Material provided ::

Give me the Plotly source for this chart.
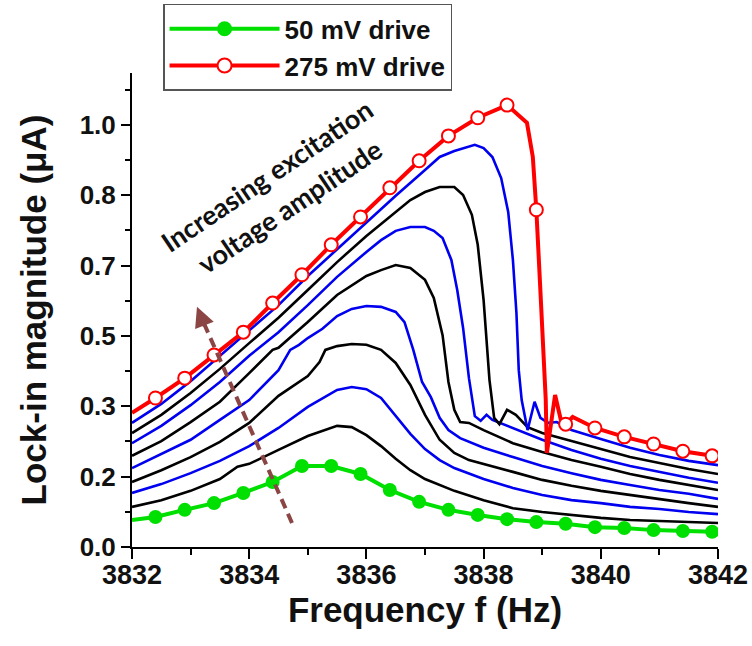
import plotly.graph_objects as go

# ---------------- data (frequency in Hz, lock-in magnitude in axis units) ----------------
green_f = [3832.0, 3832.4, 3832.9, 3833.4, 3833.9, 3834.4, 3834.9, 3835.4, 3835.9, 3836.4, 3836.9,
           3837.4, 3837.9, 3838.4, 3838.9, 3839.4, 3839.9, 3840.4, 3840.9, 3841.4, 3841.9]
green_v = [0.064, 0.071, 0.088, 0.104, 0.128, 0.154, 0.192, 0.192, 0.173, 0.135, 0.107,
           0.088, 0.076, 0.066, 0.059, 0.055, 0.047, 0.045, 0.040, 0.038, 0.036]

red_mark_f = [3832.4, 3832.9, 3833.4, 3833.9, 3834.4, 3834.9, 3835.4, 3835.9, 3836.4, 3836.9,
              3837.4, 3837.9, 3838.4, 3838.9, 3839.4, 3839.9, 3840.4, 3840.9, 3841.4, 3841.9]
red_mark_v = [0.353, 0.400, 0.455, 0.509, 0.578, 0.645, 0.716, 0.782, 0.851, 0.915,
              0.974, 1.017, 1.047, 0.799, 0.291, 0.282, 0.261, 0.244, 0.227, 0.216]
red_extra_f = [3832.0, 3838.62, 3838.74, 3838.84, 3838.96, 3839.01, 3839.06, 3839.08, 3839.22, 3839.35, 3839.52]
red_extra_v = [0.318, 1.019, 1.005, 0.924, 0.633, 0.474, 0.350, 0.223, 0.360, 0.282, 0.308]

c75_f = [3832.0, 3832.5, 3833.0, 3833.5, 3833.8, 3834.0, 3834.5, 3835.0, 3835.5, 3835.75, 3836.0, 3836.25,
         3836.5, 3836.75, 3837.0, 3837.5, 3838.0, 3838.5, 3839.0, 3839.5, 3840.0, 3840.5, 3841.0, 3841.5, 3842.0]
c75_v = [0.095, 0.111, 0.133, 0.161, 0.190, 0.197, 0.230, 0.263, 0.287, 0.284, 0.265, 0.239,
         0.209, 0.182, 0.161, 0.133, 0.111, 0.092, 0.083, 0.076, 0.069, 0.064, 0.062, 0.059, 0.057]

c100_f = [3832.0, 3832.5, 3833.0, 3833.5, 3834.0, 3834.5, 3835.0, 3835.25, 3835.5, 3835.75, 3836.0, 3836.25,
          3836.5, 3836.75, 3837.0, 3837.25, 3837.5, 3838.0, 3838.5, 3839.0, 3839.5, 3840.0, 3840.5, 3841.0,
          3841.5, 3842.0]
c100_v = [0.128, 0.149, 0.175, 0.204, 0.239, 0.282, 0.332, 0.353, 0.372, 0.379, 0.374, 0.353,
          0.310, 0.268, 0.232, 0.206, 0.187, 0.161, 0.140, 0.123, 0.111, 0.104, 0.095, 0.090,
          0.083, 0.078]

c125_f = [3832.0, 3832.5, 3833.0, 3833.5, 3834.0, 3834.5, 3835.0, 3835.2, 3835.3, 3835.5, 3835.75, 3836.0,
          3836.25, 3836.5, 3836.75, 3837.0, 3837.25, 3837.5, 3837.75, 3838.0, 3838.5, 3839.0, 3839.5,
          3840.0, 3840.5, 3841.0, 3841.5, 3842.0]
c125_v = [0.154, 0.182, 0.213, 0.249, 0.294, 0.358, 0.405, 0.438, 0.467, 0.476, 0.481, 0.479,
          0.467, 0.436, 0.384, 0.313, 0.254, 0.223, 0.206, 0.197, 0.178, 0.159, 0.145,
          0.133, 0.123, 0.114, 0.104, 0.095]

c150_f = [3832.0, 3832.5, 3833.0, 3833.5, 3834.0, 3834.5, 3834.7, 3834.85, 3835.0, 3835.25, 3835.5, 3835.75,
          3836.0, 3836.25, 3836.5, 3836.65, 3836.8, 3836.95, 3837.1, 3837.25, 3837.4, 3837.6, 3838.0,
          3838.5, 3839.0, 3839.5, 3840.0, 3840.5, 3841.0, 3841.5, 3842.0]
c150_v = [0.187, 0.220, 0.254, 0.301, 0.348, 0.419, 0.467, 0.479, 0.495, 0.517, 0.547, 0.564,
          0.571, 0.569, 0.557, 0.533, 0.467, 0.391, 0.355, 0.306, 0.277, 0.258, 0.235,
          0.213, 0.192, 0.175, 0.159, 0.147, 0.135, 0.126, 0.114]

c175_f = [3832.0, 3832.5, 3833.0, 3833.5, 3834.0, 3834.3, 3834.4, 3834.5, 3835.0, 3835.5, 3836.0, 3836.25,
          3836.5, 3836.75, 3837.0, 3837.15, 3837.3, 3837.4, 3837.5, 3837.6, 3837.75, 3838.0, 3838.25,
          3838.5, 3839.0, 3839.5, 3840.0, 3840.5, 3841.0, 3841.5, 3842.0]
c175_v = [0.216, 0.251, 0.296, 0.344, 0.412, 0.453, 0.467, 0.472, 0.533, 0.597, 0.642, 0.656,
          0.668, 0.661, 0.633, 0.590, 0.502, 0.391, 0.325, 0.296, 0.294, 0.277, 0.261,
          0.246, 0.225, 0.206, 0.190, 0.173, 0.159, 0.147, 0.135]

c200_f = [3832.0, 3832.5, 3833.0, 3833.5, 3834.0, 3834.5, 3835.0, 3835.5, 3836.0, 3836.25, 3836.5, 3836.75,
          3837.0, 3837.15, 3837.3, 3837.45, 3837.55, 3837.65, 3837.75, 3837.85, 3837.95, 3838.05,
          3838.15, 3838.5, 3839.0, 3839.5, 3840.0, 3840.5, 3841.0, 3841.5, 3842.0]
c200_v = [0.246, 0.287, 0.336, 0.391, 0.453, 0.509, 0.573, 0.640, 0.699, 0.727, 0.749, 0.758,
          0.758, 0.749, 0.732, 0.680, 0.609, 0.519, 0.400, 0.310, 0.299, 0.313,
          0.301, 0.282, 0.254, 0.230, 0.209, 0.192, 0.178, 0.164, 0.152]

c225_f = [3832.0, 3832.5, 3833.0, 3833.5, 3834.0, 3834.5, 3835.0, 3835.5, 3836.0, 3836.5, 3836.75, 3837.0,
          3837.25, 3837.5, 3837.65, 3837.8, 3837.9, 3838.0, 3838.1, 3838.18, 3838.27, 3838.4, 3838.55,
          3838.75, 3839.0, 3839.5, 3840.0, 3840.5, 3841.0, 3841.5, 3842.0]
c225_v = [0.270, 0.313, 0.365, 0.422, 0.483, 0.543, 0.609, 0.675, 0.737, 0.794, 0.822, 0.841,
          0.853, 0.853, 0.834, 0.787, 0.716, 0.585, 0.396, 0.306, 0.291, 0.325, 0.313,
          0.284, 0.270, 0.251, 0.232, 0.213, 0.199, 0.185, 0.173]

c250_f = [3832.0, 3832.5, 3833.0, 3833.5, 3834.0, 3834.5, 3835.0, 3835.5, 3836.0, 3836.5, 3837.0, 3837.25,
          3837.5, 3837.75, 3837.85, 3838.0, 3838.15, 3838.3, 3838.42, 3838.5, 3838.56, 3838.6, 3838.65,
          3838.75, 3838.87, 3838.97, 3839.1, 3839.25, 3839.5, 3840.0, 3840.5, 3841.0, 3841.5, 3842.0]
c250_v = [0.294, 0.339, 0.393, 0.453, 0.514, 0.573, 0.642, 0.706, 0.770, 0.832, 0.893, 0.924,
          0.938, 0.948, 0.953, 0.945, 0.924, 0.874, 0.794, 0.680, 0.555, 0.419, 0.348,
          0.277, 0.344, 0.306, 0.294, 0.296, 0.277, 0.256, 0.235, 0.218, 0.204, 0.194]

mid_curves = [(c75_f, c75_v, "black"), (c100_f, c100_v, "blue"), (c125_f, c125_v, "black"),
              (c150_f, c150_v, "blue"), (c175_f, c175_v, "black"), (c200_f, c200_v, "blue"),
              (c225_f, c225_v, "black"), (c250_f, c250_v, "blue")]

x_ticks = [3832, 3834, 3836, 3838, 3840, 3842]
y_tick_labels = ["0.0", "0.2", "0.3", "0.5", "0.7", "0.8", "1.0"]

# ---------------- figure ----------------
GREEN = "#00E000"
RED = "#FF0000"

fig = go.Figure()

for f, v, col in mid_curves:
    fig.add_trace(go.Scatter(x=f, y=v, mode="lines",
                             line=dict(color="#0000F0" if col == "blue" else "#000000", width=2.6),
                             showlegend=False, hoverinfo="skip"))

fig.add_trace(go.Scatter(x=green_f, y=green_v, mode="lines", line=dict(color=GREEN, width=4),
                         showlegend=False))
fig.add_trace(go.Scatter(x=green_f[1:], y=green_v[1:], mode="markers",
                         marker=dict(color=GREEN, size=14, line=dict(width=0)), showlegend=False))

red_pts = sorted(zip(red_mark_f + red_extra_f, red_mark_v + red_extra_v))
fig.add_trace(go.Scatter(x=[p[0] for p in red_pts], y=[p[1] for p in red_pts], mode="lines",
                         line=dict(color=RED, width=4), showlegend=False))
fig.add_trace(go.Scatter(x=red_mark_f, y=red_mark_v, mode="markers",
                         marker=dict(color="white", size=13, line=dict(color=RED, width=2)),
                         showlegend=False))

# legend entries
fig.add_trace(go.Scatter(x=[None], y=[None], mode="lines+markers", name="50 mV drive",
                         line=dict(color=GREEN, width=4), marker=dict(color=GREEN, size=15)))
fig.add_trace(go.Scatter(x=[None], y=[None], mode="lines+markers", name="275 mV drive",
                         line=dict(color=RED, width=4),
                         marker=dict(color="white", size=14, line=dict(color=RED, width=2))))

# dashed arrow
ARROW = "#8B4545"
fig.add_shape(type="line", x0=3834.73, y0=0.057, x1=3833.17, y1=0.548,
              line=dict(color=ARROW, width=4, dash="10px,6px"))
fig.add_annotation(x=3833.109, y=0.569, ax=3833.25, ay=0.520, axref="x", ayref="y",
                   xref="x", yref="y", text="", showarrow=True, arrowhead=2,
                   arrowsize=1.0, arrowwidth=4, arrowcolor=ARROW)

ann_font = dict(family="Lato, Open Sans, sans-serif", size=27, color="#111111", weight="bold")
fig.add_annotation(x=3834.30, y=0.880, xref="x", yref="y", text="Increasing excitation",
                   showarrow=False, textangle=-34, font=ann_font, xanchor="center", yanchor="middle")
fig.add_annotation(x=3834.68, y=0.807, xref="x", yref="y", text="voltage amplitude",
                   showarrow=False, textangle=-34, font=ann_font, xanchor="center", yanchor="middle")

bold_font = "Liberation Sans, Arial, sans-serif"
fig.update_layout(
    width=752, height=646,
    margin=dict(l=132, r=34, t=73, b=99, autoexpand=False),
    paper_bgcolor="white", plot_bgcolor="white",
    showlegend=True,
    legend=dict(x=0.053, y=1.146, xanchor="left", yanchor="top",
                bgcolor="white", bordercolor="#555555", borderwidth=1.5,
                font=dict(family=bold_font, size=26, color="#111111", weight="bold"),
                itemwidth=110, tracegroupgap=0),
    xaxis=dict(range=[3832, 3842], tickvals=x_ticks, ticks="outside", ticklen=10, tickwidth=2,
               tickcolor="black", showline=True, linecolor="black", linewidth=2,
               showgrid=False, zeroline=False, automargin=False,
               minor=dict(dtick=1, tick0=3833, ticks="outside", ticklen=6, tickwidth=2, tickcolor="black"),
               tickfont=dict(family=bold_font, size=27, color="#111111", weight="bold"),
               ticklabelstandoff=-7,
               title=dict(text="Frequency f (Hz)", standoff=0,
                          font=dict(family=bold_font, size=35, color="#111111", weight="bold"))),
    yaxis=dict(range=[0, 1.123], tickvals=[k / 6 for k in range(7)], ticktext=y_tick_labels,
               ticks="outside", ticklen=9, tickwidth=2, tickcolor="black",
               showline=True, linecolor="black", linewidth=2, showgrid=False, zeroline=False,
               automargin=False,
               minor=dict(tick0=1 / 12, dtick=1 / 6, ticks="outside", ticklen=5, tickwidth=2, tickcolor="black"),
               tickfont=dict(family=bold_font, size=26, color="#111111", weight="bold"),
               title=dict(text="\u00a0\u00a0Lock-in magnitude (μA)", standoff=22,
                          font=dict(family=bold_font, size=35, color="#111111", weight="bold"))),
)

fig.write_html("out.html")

Work required :: Repeat the listing above exactly from its first line to the line containing "0.040, 0.038, 0.036]", both included, and omit the pictures.

Correct result ::
Give me the Plotly source for this chart.
import plotly.graph_objects as go

# ---------------- data (frequency in Hz, lock-in magnitude in axis units) ----------------
green_f = [3832.0, 3832.4, 3832.9, 3833.4, 3833.9, 3834.4, 3834.9, 3835.4, 3835.9, 3836.4, 3836.9,
           3837.4, 3837.9, 3838.4, 3838.9, 3839.4, 3839.9, 3840.4, 3840.9, 3841.4, 3841.9]
green_v = [0.064, 0.071, 0.088, 0.104, 0.128, 0.154, 0.192, 0.192, 0.173, 0.135, 0.107,
           0.088, 0.076, 0.066, 0.059, 0.055, 0.047, 0.045, 0.040, 0.038, 0.036]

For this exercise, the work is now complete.